* Source records:
********************
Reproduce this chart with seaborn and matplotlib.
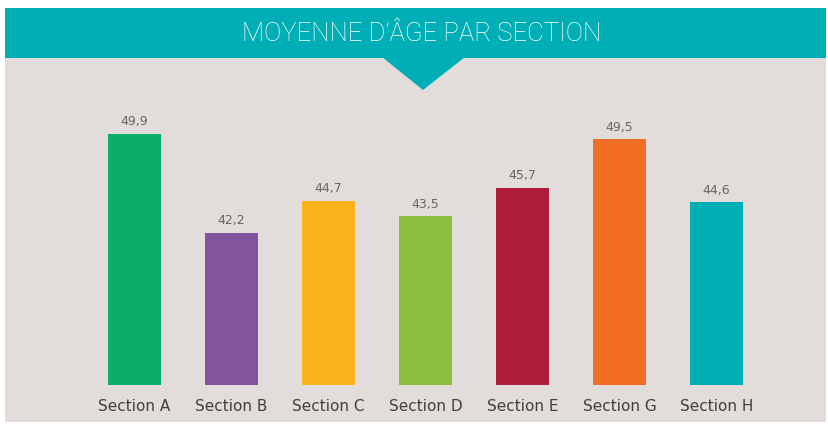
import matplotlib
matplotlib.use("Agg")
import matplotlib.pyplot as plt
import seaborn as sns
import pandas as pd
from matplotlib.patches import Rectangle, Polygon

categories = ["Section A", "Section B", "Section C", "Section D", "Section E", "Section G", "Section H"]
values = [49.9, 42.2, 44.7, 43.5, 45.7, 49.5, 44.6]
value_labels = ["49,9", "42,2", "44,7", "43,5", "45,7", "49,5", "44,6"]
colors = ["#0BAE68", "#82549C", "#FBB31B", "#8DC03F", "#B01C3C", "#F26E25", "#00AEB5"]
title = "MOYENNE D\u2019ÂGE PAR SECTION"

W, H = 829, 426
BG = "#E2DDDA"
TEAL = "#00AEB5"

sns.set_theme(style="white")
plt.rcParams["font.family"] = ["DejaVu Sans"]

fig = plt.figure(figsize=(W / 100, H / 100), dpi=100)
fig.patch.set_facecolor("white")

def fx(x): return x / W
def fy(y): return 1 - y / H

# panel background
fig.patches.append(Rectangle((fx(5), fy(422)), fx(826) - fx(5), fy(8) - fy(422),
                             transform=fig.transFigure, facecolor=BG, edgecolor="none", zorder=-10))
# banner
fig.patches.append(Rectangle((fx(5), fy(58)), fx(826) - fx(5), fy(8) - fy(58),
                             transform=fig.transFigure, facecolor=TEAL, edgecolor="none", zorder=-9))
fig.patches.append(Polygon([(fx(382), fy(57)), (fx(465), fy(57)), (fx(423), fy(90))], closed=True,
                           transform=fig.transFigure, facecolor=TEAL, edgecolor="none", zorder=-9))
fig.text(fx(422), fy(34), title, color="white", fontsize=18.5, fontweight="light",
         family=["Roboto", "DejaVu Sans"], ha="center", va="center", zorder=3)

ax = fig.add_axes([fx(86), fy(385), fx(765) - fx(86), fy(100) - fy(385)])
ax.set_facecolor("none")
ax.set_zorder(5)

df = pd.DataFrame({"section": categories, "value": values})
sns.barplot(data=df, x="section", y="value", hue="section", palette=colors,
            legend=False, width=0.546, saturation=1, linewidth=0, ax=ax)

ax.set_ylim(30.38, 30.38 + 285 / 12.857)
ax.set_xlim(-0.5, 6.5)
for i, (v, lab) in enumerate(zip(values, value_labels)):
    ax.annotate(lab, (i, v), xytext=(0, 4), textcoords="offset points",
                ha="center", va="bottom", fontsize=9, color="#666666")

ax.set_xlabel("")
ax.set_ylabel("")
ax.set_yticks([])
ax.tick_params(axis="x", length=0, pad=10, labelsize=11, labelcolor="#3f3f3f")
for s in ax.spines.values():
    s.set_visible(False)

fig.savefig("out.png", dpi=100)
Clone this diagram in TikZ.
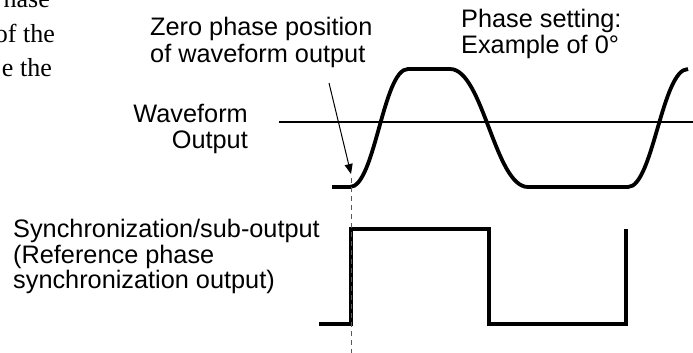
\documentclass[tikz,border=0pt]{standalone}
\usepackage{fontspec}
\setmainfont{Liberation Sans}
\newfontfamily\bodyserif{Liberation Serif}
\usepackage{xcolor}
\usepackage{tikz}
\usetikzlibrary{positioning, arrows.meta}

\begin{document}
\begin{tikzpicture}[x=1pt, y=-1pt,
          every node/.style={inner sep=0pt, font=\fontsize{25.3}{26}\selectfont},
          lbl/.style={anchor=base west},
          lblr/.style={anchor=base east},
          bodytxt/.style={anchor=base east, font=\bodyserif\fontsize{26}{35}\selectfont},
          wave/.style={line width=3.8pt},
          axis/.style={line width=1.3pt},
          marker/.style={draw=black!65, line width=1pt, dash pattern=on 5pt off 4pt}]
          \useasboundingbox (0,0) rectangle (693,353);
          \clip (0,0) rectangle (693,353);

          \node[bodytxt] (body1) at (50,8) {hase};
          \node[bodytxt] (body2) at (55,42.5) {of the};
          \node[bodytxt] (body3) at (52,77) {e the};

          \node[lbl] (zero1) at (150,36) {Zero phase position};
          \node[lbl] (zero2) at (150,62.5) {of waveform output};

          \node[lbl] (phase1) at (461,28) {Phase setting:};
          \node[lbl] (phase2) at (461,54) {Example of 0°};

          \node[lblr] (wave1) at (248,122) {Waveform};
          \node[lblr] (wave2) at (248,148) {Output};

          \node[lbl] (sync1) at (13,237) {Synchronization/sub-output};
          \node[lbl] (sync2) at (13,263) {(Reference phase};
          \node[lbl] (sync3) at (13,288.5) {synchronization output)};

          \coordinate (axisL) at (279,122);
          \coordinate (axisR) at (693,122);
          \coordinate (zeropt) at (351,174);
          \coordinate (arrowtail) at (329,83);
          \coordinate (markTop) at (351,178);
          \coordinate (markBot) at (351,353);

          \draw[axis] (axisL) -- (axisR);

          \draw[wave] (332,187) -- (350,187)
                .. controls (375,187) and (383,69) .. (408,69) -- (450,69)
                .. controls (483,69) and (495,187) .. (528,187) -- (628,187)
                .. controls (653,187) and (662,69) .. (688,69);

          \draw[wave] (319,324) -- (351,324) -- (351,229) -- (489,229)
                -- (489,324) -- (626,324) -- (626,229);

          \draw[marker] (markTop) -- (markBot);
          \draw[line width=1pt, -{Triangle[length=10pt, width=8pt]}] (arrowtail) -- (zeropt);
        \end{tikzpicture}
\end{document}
********************
* Exercise details:
Output the entries above exactly. Drop the pictures.

* The reply:
Reproduce this chart with seaborn and matplotlib.
import matplotlib
matplotlib.use("Agg")
import matplotlib.pyplot as plt
import seaborn as sns
import pandas as pd
from matplotlib.patches import Rectangle, Polygon

categories = ["Section A", "Section B", "Section C", "Section D", "Section E", "Section G", "Section H"]
values = [49.9, 42.2, 44.7, 43.5, 45.7, 49.5, 44.6]
value_labels = ["49,9", "42,2", "44,7", "43,5", "45,7", "49,5", "44,6"]
colors = ["#0BAE68", "#82549C", "#FBB31B", "#8DC03F", "#B01C3C", "#F26E25", "#00AEB5"]
title = "MOYENNE D\u2019ÂGE PAR SECTION"

W, H = 829, 426
BG = "#E2DDDA"
TEAL = "#00AEB5"

sns.set_theme(style="white")
plt.rcParams["font.family"] = ["DejaVu Sans"]

fig = plt.figure(figsize=(W / 100, H / 100), dpi=100)
fig.patch.set_facecolor("white")

def fx(x): return x / W
def fy(y): return 1 - y / H

# panel background
fig.patches.append(Rectangle((fx(5), fy(422)), fx(826) - fx(5), fy(8) - fy(422),
                             transform=fig.transFigure, facecolor=BG, edgecolor="none", zorder=-10))
# banner
fig.patches.append(Rectangle((fx(5), fy(58)), fx(826) - fx(5), fy(8) - fy(58),
                             transform=fig.transFigure, facecolor=TEAL, edgecolor="none", zorder=-9))
fig.patches.append(Polygon([(fx(382), fy(57)), (fx(465), fy(57)), (fx(423), fy(90))], closed=True,
                           transform=fig.transFigure, facecolor=TEAL, edgecolor="none", zorder=-9))
fig.text(fx(422), fy(34), title, color="white", fontsize=18.5, fontweight="light",
         family=["Roboto", "DejaVu Sans"], ha="center", va="center", zorder=3)

ax = fig.add_axes([fx(86), fy(385), fx(765) - fx(86), fy(100) - fy(385)])
ax.set_facecolor("none")
ax.set_zorder(5)

df = pd.DataFrame({"section": categories, "value": values})
sns.barplot(data=df, x="section", y="value", hue="section", palette=colors,
            legend=False, width=0.546, saturation=1, linewidth=0, ax=ax)

ax.set_ylim(30.38, 30.38 + 285 / 12.857)
ax.set_xlim(-0.5, 6.5)
for i, (v, lab) in enumerate(zip(values, value_labels)):
    ax.annotate(lab, (i, v), xytext=(0, 4), textcoords="offset points",
                ha="center", va="bottom", fontsize=9, color="#666666")

ax.set_xlabel("")
ax.set_ylabel("")
ax.set_yticks([])
ax.tick_params(axis="x", length=0, pad=10, labelsize=11, labelcolor="#3f3f3f")
for s in ax.spines.values():
    s.set_visible(False)

fig.savefig("out.png", dpi=100)
Clone this diagram in TikZ.
\documentclass[tikz,border=0pt]{standalone}
\usepackage{fontspec}
\setmainfont{Liberation Sans}
\newfontfamily\bodyserif{Liberation Serif}
\usepackage{xcolor}
\usepackage{tikz}
\usetikzlibrary{positioning, arrows.meta}

\begin{document}
\begin{tikzpicture}[x=1pt, y=-1pt,
          every node/.style={inner sep=0pt, font=\fontsize{25.3}{26}\selectfont},
          lbl/.style={anchor=base west},
          lblr/.style={anchor=base east},
          bodytxt/.style={anchor=base east, font=\bodyserif\fontsize{26}{35}\selectfont},
          wave/.style={line width=3.8pt},
          axis/.style={line width=1.3pt},
          marker/.style={draw=black!65, line width=1pt, dash pattern=on 5pt off 4pt}]
          \useasboundingbox (0,0) rectangle (693,353);
          \clip (0,0) rectangle (693,353);

          \node[bodytxt] (body1) at (50,8) {hase};
          \node[bodytxt] (body2) at (55,42.5) {of the};
          \node[bodytxt] (body3) at (52,77) {e the};

          \node[lbl] (zero1) at (150,36) {Zero phase position};
          \node[lbl] (zero2) at (150,62.5) {of waveform output};

          \node[lbl] (phase1) at (461,28) {Phase setting:};
          \node[lbl] (phase2) at (461,54) {Example of 0°};

          \node[lblr] (wave1) at (248,122) {Waveform};
          \node[lblr] (wave2) at (248,148) {Output};

          \node[lbl] (sync1) at (13,237) {Synchronization/sub-output};
          \node[lbl] (sync2) at (13,263) {(Reference phase};
          \node[lbl] (sync3) at (13,288.5) {synchronization output)};

          \coordinate (axisL) at (279,122);
          \coordinate (axisR) at (693,122);
          \coordinate (zeropt) at (351,174);
          \coordinate (arrowtail) at (329,83);
          \coordinate (markTop) at (351,178);
          \coordinate (markBot) at (351,353);

          \draw[axis] (axisL) -- (axisR);

          \draw[wave] (332,187) -- (350,187)
                .. controls (375,187) and (383,69) .. (408,69) -- (450,69)
                .. controls (483,69) and (495,187) .. (528,187) -- (628,187)
                .. controls (653,187) and (662,69) .. (688,69);

          \draw[wave] (319,324) -- (351,324) -- (351,229) -- (489,229)
                -- (489,324) -- (626,324) -- (626,229);

          \draw[marker] (markTop) -- (markBot);
          \draw[line width=1pt, -{Triangle[length=10pt, width=8pt]}] (arrowtail) -- (zeropt);
        \end{tikzpicture}
\end{document}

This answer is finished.